Where to Get It: Rogue

Breaking Muscle Shop

 

Description: One of the primary weaknesses I see in athletes is a deficit in strength and activation of the hip musculature. Learning how to squat and doing it a lot is one of the simplest and most effective ways to combat this problem.

 

I am a firm believer that we should all have the mobility and strength to perform a bodyweight squat to depth while barefoot. But the strain on your knees during a barefoot squat is quite different from what happens while squatting with two to three times your bodyweight. Lifting shoes will keep you stable and place your knees in a better position.
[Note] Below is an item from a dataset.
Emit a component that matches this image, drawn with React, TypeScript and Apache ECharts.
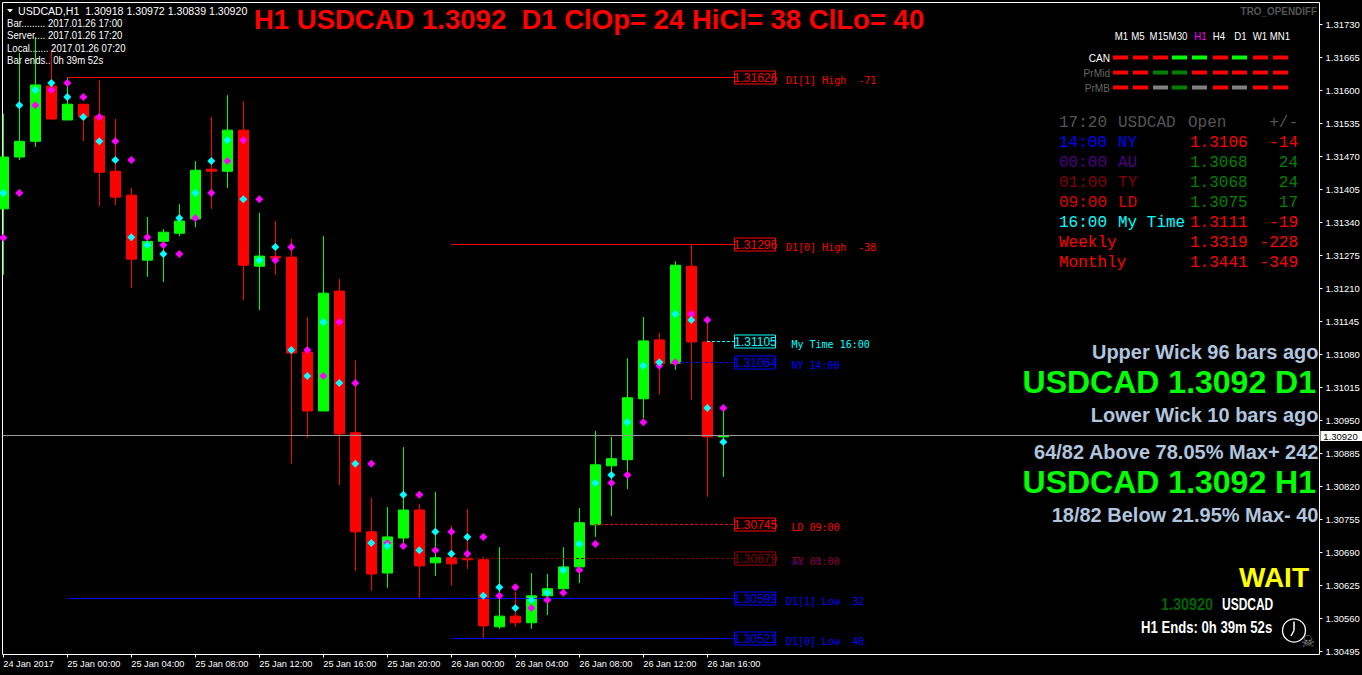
import React, { useEffect, useRef } from "react";
import * as echarts from "echarts";

const opens = [
  1.31367,1.31469,1.31500,1.31609,1.31542,1.31573,1.31550,1.31441,1.31394,1.31266,
  1.31303,1.31319,1.31347,1.31445,1.31441,1.31522,1.31254,1.31273,1.31272,1.31085,
  1.30969,1.31205,1.30926,1.30731,1.30650,1.30719,1.30774,1.30670,1.30680,1.30679,
  1.30676,1.30544,1.30565,1.30552,1.30605,1.30619,1.30662,1.30745,1.30861,1.30873,
  1.30993,1.31109,1.31063,1.31254,1.31105,1.30918];
const closes = [
  1.31469,1.31500,1.31611,1.31544,1.31573,1.31548,1.31439,1.31390,1.31268,1.31303,
  1.31321,1.31343,1.31443,1.31441,1.31522,1.31256,1.31274,1.31270,1.31083,1.30969,
  1.31201,1.30924,1.30731,1.30648,1.30721,1.30774,1.30664,1.30680,1.30668,1.30676,
  1.30546,1.30565,1.30552,1.30605,1.30619,1.30662,1.30749,1.30863,1.30875,1.30995,
  1.31107,1.31062,1.31256,1.31105,1.30918,1.30920];
const lows = [
  1.31237,1.31463,1.31489,1.31542,1.31542,1.31500,1.31372,1.31374,1.31211,1.31233,
  1.31223,1.31313,1.31331,1.31367,1.31408,1.31187,1.31168,1.31237,1.30865,1.30916,
  1.30969,1.30823,1.30654,1.30615,1.30621,1.30699,1.30599,1.30644,1.30625,1.30658,
  1.30520,1.30540,1.30544,1.30540,1.30567,1.30607,1.30630,1.30721,1.30762,1.30815,
  1.30955,1.31002,1.31050,1.30991,1.30800,1.30839];
const highs = [
  1.31554,1.31674,1.31705,1.31680,1.31626,1.31573,1.31620,1.31544,1.31408,1.31351,
  1.31327,1.31376,1.31461,1.31548,1.31591,1.31579,1.31359,1.31343,1.31308,1.31154,
  1.31313,1.31229,1.31069,1.30798,1.30780,1.30898,1.30786,1.30810,1.30743,1.30776,
  1.30682,1.30701,1.30613,1.30650,1.30648,1.30701,1.30778,1.30930,1.30918,1.31073,
  1.31154,1.31123,1.31264,1.31296,1.31148,1.30972];
const cyanDots = [
  1.31398,1.31571,1.31601,1.31615,1.31587,1.31548,1.31500,1.31463,1.31311,1.31296,
  1.31278,1.31349,1.31398,1.31461,1.31502,1.31386,1.31266,1.31292,1.31089,1.31038,
  1.31144,1.31024,1.30865,1.30709,1.30703,1.30804,1.30695,1.30731,1.30688,1.30721,
  1.30605,1.30622,1.30581,1.30597,1.30611,1.30656,1.30707,1.30827,1.30843,1.30947,
  1.31058,1.31065,1.31160,1.31148,1.30975,1.30908];
const magentaDots = [
  1.31310,1.31398,1.31571,1.31601,1.31615,1.31587,1.31548,1.31500,1.31463,1.31311,
  1.31296,1.31278,1.31349,1.31398,1.31461,1.31502,1.31386,1.31266,1.31292,1.31089,
  1.31038,1.31144,1.31024,1.30865,1.30709,1.30703,1.30804,1.30695,1.30731,1.30688,
  1.30721,1.30605,1.30622,1.30581,1.30597,1.30611,1.30656,1.30707,1.30827,1.30843,
  1.30947,1.31058,1.31065,1.31160,1.31148,1.30975];

const xTickIndex = [0,4,8,12,16,20,24,28,32,36,40,44];
const xTickLabels = ["24 Jan 2017","25 Jan 00:00","25 Jan 04:00","25 Jan 08:00","25 Jan 12:00","25 Jan 16:00",
  "25 Jan 20:00","26 Jan 00:00","26 Jan 04:00","26 Jan 08:00","26 Jan 12:00","26 Jan 16:00"];
const yTicks = [1.31730,1.31665,1.31600,1.31535,1.31470,1.31405,1.31340,1.31275,1.31210,1.31145,
  1.31080,1.31015,1.30950,1.30885,1.30820,1.30755,1.30690,1.30625,1.30560,1.30495];
const lastPrice = 1.30920;

const levelPrices = [1.31626,1.31296,1.31105,1.31064,1.30745,1.30679,1.30679,1.30599,1.30521];
const levelStart = [4,28,44,42,37,28,28,4,28];
const levelCaptions = ["D1[1] High  -71","D1[0] High  -38","My Time 16:00","NY 14:00","LD 09:00","AU 00:00","TY 01:00","D1[1] Low  32","D1[0] Low  40"];
const levelColors = ["#ff0000","#ff0000","#00ffff","#0000ff","#ff0000","#4b0082","#800000","#0000ff","#0000ff"];
const levelDashed = [false,false,true,true,true,true,true,false,false];
const levelCaptionLeft = [51.5,51.5,57,57,57,57,57,51.5,51.5];
const levelBoxColors = ["#ff0000","#ff0000","#00ffff","#0000ff","#ff0000","#800000","#800000","#0000ff","#0000ff"];
const levelEndIndex = 45.67;

const tfLabels = ["M1","M5","M15","M30","H1","H4","D1","W1","MN1"];
const tfCenters = [1121.5,1138,1159,1178,1200.5,1219,1240.5,1260,1280];
const dashLeft = [1113,1133,1153,1172,1192,1213,1232,1253,1273];
const R = "#ff0000", G = "#00ff00", D = "#008000", S = "#808080";
const dashRows = [
  { name: "CAN", y: 58, color: "#ffffff", cells: [R,R,R,G,G,R,G,R,R] },
  { name: "PrMid", y: 73, color: "#666666", cells: [R,R,D,D,R,R,R,R,R] },
  { name: "PrMB", y: 88, color: "#666666", cells: [R,R,S,D,S,R,S,R,R] },
];
const tableRows = [
  { a: "17:20", b: "USDCAD", c: "Open", d: "+/-", col: "#555555", val: "#555555" },
  { a: "14:00", b: "NY", c: "1.3106", d: "-14", col: "#0000ff", val: "#ff0000" },
  { a: "00:00", b: "AU", c: "1.3068", d: "24", col: "#4b0082", val: "#008000" },
  { a: "01:00", b: "TY", c: "1.3068", d: "24", col: "#800000", val: "#008000" },
  { a: "09:00", b: "LD", c: "1.3075", d: "17", col: "#e00000", val: "#008000" },
  { a: "16:00", b: "My Time", c: "1.3111", d: "-19", col: "#00ffff", val: "#ff0000" },
  { a: "Weekly", b: "", c: "1.3319", d: "-228", col: "#ff0000", val: "#ff0000" },
  { a: "Monthly", b: "", c: "1.3441", d: "-349", col: "#ff0000", val: "#ff0000" },
];
const infoLines = ["Bar......... 2017.01.26 17:00","Server.... 2017.01.26 17:20","Local....... 2017.01.26 07:20","Bar ends.. 0h 39m 52s"];

const SANS = '"Liberation Sans", sans-serif';
const MONO = '"Liberation Mono", monospace';
const PIX = '"DejaVu Sans Mono", monospace';

function T(text: string, x: number, y: number, fill: string, size: number, family = SANS, bold = false, align = "left", scaleX = 1): any {
  return {
    type: "text", x, y, scaleX, silent: true, z: 50,
    style: { text, fill, fontSize: size, fontFamily: family, fontWeight: bold ? "bold" : "normal", textAlign: align, textVerticalAlign: "middle" },
  };
}

function overlay(): any[] {
  const g: any[] = [];
  g.push({ type: "polygon", silent: true, z: 50, shape: { points: [[7, 9], [13, 9], [10, 12.5]] }, style: { fill: "#fff" } });
  g.push(T("USDCAD,H1  1.30918 1.30972 1.30839 1.30920", 18, 10.5, "#ffffff", 11, SANS, false, "left", 0.965));
  infoLines.forEach((s, i) => g.push(T(s, 7, 23.5 + i * 12.2, "#ffffff", 11, SANS, false, "left", 0.87)));
  g.push(T("TRO_OPENDIFF", 1317, 11, "#555555", 11, SANS, true, "right", 0.9));
  tfLabels.forEach((s, i) => g.push(T(s, tfCenters[i], 36, s === "H1" ? "#ff00ff" : "#ffffff", 10.5, SANS, false, "center", 0.92)));
  dashRows.forEach((r) => {
    g.push(T(r.name, 1110, r.y, r.color, 11, SANS, false, "right", 0.92));
    r.cells.forEach((c, i) => g.push({ type: "rect", silent: true, z: 50, shape: { x: dashLeft[i], y: r.y - 2.5, width: 15, height: 4 }, style: { fill: c } }));
  });
  tableRows.forEach((r, i) => {
    const y = 122.5 + i * 20;
    g.push(T(r.a, 1059, y, r.col, 16, MONO));
    if (r.b) g.push(T(r.b, 1118, y, r.col, 16, MONO));
    g.push(T(r.c, i === 0 ? 1188 : 1190, y, r.val, 16, MONO));
    g.push(T(r.d, 1298, y, r.val, 16, MONO, false, "right"));
  });
  const steel = "#b0c4de";
  g.push(T("Upper Wick 96 bars ago", 1318.5, 352, steel, 20, SANS, true, "right"));
  g.push(T("USDCAD 1.3092 D1", 1316, 382, "#00ff00", 32, SANS, true, "right"));
  g.push(T("Lower Wick 10 bars ago", 1318.5, 415, steel, 20, SANS, true, "right"));
  g.push(T("64/82 Above 78.05% Max+ 242", 1318.5, 452, steel, 20, SANS, true, "right"));
  g.push(T("USDCAD 1.3092 H1", 1316, 482, "#00ff00", 32, SANS, true, "right"));
  g.push(T("18/82 Below 21.95% Max- 40", 1318.5, 515, steel, 20, SANS, true, "right"));
  g.push(T("WAIT", 1309, 577, "#ffff00", 28, SANS, true, "right"));
  g.push(T("1.30920", 1161, 604, "#006400", 16, SANS, true, "left", 0.9));
  g.push(T("USDCAD", 1222, 604, "#ffffff", 16, SANS, true, "left", 0.75));
  g.push(T("H1 Ends: 0h 39m 52s", 1141, 628, "#ffffff", 16, SANS, true, "left", 0.82));
  g.push({ type: "circle", silent: true, z: 50, shape: { cx: 1294, cy: 630.5, r: 11.5 }, style: { fill: "none", stroke: "#ffffff", lineWidth: 1.3 } });
  g.push({ type: "line", silent: true, z: 50, shape: { x1: 1294, y1: 630.5, x2: 1294, y2: 621.5 }, style: { stroke: "#ffffff", lineWidth: 1.5 } });
  g.push({ type: "line", silent: true, z: 50, shape: { x1: 1294, y1: 630.5, x2: 1291, y2: 636 }, style: { stroke: "#ffffff", lineWidth: 1.5 } });
  g.push(T("☠", 1308, 641, "#888888", 16, '"DejaVu Sans"', false, "center"));
  return g;
}

export default function App() {
  const ref = useRef<HTMLDivElement>(null);
  useEffect(() => {
    document.body.style.margin = "0";
    document.body.style.background = "#000";
    const chart = echarts.init(ref.current!, null, { renderer: "svg" });
    const candles = opens.map((o, i) => [i, o, closes[i], lows[i], highs[i]]);
    const xMin = -0.05, xMax = 82.2625;
    chart.setOption({
      animation: false,
      backgroundColor: "#000000",
      title: {
        text: "H1 USDCAD 1.3092  D1 ClOp= 24 HiCl= 38 ClLo= 40",
        left: 254, top: 5, padding: 0,
        textStyle: { color: "#ff0000", fontSize: 27.5, fontWeight: "bold", fontFamily: SANS },
      },
      grid: { left: 2.5, top: 2.5, width: 1317, height: 652, outerBoundsMode: "none", containLabel: false, show: true, borderColor: "#ffffff", borderWidth: 1, backgroundColor: "transparent" },
      xAxis: {
        type: "value", min: xMin, max: xMax, splitLine: { show: false },
        axisLine: { show: false, onZero: false },
        axisTick: { show: true, length: 3, lineStyle: { color: "#fff" }, customValues: xTickIndex },
        axisLabel: {
          show: true, customValues: xTickIndex, color: "#fff", fontSize: 9.2, fontFamily: SANS, align: "left", margin: 5,
          formatter: (v: number) => xTickLabels[xTickIndex.indexOf(Math.round(v))] ?? "",
        },
      },
      yAxis: {
        type: "value", position: "right", min: 1.304895, max: 1.317733, splitLine: { show: false }, scale: true,
        axisLine: { show: false, onZero: false },
        axisTick: { show: true, length: 3, lineStyle: { color: "#fff" }, customValues: yTicks },
        axisLabel: {
          show: true, customValues: yTicks, color: "#fff", fontSize: 9.5, fontFamily: SANS, align: "left", margin: 6,
          formatter: (v: number) => v.toFixed(5),
        },
      },
      series: [
        {
          type: "candlestick", name: "USDCAD,H1", data: candles, barWidth: 10, z: 2,
          encode: { x: 0, y: [1, 2, 3, 4] },
          itemStyle: { color: "#00ff00", color0: "#ff0000", borderColor: "#00ff00", borderColor0: "#ff0000", borderWidth: 1 },
        },
        {
          type: "custom", name: "Bid", z: 3, silent: true, clip: false,
          data: [[xMin, lastPrice, xMax]],
          encode: { x: 0, y: 1 },
          renderItem: (_: any, api: any) => {
            const [x0, y] = api.coord([api.value(0), api.value(1)]);
            const [x1] = api.coord([api.value(2), api.value(1)]);
            const py = Math.floor(y) + 0.5;
            return {
              type: "group",
              children: [
                { type: "line", shape: { x1: x0, y1: py, x2: x1, y2: py }, style: { stroke: "#9a9a9a", lineWidth: 1 } },
                { type: "rect", shape: { x: x1 + 1, y: py - 4.5, width: 42, height: 10 }, style: { fill: "#ffffff" } },
                { type: "text", style: { x: x1 + 21, y: py + 0.5, text: lastPrice.toFixed(5), fill: "#000000", fontSize: 9.5, fontFamily: SANS, textAlign: "center", textVerticalAlign: "middle" } },
              ],
            };
          },
        },
        {
          type: "custom", name: "levels", z: 5, silent: true, clip: false,
          data: levelPrices.map((p, i) => [levelEndIndex, p, i, levelStart[i]]),
          encode: { x: 0, y: 1 },
          renderItem: (_: any, api: any) => {
            const i = api.value(2);
            const [x, y] = api.coord([api.value(0), api.value(1)]);
            const [xs] = api.coord([api.value(3), api.value(1)]);
            const px = Math.round(x) + 0.5, py = Math.floor(y) + 0.5;
            return {
              type: "group",
              children: [
                { type: "line", shape: { x1: Math.floor(xs), y1: py, x2: px, y2: py }, style: { stroke: levelColors[i], lineWidth: 1, lineDash: levelDashed[i] ? [3, 2] : null } },
                { type: "rect", shape: { x: px, y: py - 6.5, width: 41, height: 13 }, style: { fill: "#000", stroke: levelBoxColors[i], lineWidth: 1 } },
                { type: "text", style: { x: px + 21, y: py + 0.5, text: levelPrices[i].toFixed(5), fill: levelBoxColors[i], fontSize: 12, fontFamily: SANS, textAlign: "center", textVerticalAlign: "middle" } },
                { type: "text", style: { x: px + levelCaptionLeft[i], y: py + 3, text: levelCaptions[i], fill: levelColors[i], fontSize: 10, fontFamily: PIX, textAlign: "left", textVerticalAlign: "middle" } },
              ],
            };
          },
        },
        {
          type: "scatter", name: "close marks", data: magentaDots.map((v, i) => [i, v]), symbol: "diamond", symbolSize: 8, z: 6, silent: true, clip: false,
          itemStyle: { color: "#ff00ff", opacity: 1 },
        },
        {
          type: "scatter", name: "open marks", data: cyanDots.map((v, i) => [i, v]), symbol: "diamond", symbolSize: 8, z: 7, silent: true, clip: false,
          itemStyle: { color: "#00ffff", opacity: 1 },
        },
      ],
      graphic: overlay(),
    });
    return () => chart.dispose();
  }, []);
  return <div ref={ref} style={{ width: 1362, height: 675 }} />;
}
My knees don’t bother me as much after I squat in weightlifting shoes.

 

I’ve always liked Nike. I bought my first pair of Frees in 2006 and they’re still my go-to sneaker. The Romaleos are widely considered one of the best weightlifting shoes available. Also, they come in neon yellow and I really want neon yellow lifting shoes.

 

 

Rehband 7051 Knee Sleeves

Price: $79.95

Where to Get It: Amazon

 

Description: Following on the heels of the Romaleos, I want a pair of knee sleeves for most of the same reasons. Creaky knees suck. Knee sleeves help keep your knees warm and moving properly. People’s opinions on their efficacy differ, and there’s not a wealth of literature to support their usage, but I don’t care. Plenty of great coaches swear by them, particularly for athletes over the age of thirty.

 

Do you need them? Probably not. Can they help you stay pain free and moving well into the latter half of your life? Many coaches say yes. They may not be cheap, but they sure beat the hell out of knee surgery and several months of outpatient rehab.

 

Strength coach, Breaking Muscle editor, and all-around smart dude Chet Morjaria likes the blue Rehband sleeves (7051s). If you know anything about him, you know he’s trustworthy. Therefore, I want some blue Rehband sleeves. Now, please.

 

 

Mobility Star

Price: $65.00

Where to Get It: Rogue

 

Description: Foam rollers are great, but sometimes you need something more aggressive. Enter the Mobility Star.

 

The Mobility Star is a steel tool used for soft tissue work when your hands just aren’t up to the task. For a fraction of what other companies would charge you, you get this easy-to-carry tool to help you get into those nasty bits of knotted-up tissue. Just try not to overdo it. I’ve seen people give themselves some nasty bruises with these instruments.

 

 

Beastie Hook

Price: $24.95

Where to Get It: Rogue

 

Description: Another cool self-tissue mobilization tool. My upper back is a perpetual knot-minefield. You can get at a lot of this area by laying on top of a lacrosse ball, but sometimes it’s just not enough. Trying to use a lacrosse ball to mobilize your upper traps can also be difficult, due to their location.

 

This hook lets you attack all of those pieces of tissue without having to get on the ground. You can get some of the same use out of a simple hand cane by pressing on your knots with the handle and then pulling it down, but this tool does it better and isn’t terribly expensive. It also comes with a detachable Beastie Ball you can use for tissue mobilization on other parts of your body.

 

I don’t know that it conclusively improves your range of motion or athletic ability, but damn if it doesn’t feel great to work on those knots in your upper traps. Well, actually it feels horrible while it’s happening, but when it’s over you feel like a new man (or woman).

 

 

Ready to Run by Kelly Starrett

Price:$18.62

Where to Get It: Amazon

 

Description: As much as certain pieces of equipment and mobility tools can help you, nothing trumps knowledge. Kelly Starrett has come under fire recently due to his hard-nosed attitude and occasional overstatement of his philosophies, but I still think he is brilliant.

 

And I’ve never been a runner, but I’m willing to read anything Starett’s written. You’re bound to learn a couple of things, and I imagine this book is no different.

 

 

Diagnosis and Treatment of Movement Impairment Syndromes by Shirley Sahrmann

Price: $90.98

Where to Get It: Amazon

 

Description: This book changed the way I view the human body and my approach to understanding pain and physical impairments. Cook and Starrett are both incredibly intelligent guys, but this book is what got me hooked on the physical therapy field.

 

This text is designed for dealing with the general population, rather than athletes in particular. However, the lessons are about maintenance of the human body, so they apply to pretty much anyone. I’ve seen a handful of exercises from this book solve the problems of hundreds of high school and college athletes in a handful of weeks. Simply put, if you’re interested in movement disorders, you need to read this book. Period.